Marriage, when approached with care and intention, can become a space for the parts of ourselves that need healing — especially in intimacy. It creates an environment where trust is not assumed, but gently nurtured, offering the freedom to take up space, to ask for what you need, and to delve into closeness without compromise. It does not erase the past, but it can guide the fractured pieces of yourself back together — teaching you that desire, consent, and vulnerability can coexist, and that intimacy can be a choice rather than a survival mechanism. This is the most intimate sex I have ever experienced, one that brings healing, as it was meant to within marriage.
The reality is that sex and consent are rarely discussed openly among young people, leaving many experiencing situations that their bodies and minds may not be fully prepared for. Without proper understanding, there is a risk of overextending boundaries — physically, emotionally, and psychologically. Yet sex is meant to be a source of connection and pleasure, not confusion or harm. Approaching it with awareness, respect, and clear consent allows couples to experience intimacy fully. When unhealthy elements — such as perversion, coercion, and misunderstanding — are removed, intimacy can become a genuinely enjoyable and affirming aspect of human connection, rather than a source of regret or discomfort.

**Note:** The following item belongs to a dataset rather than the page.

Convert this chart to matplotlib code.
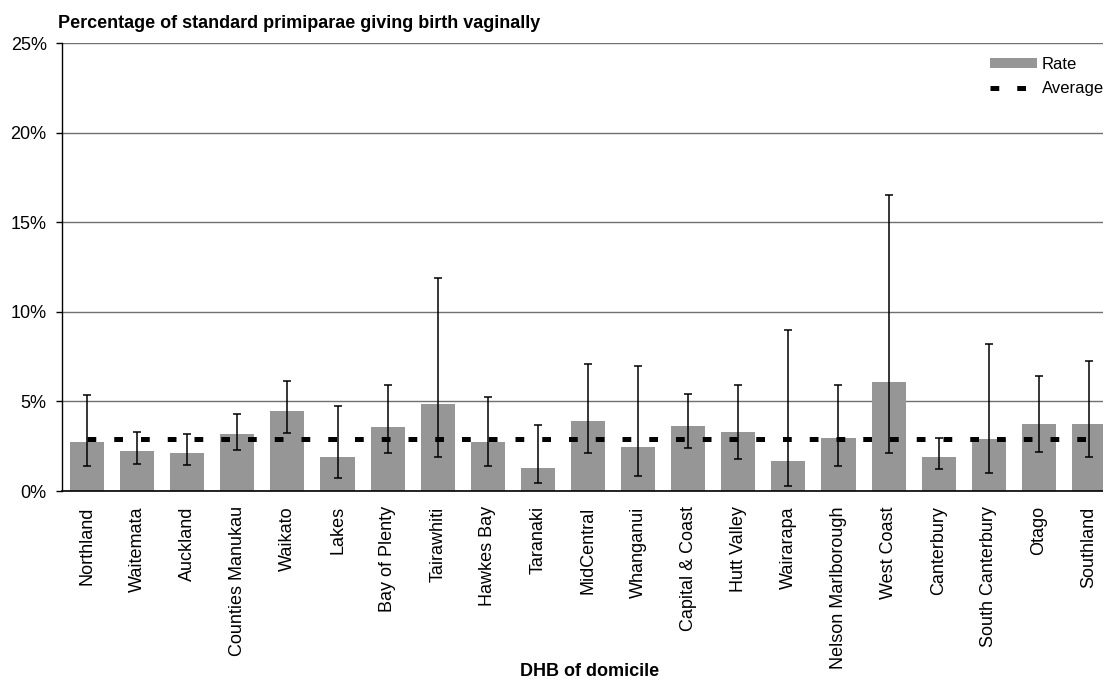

Within marriage, sex is an important part of maintaining a deep and sacred bond. It is a meaningful, even holy act, and sharing intimacy with your spouse regularly strengthens connection, trust, and closeness. This is why many couples can recognize signs of infidelity or addictive behaviors early on, because shifts in the bedroom often reflect deeper changes in the relationship. When intimacy, desire, or connection begins to fade, it can act as an early warning that something is out of balance, whether it is emotional distance, betrayal, or personal struggles. In this way, the bedroom often mirrors the overall health of the partnership, serving as one of the most sensitive indicators of underlying issues.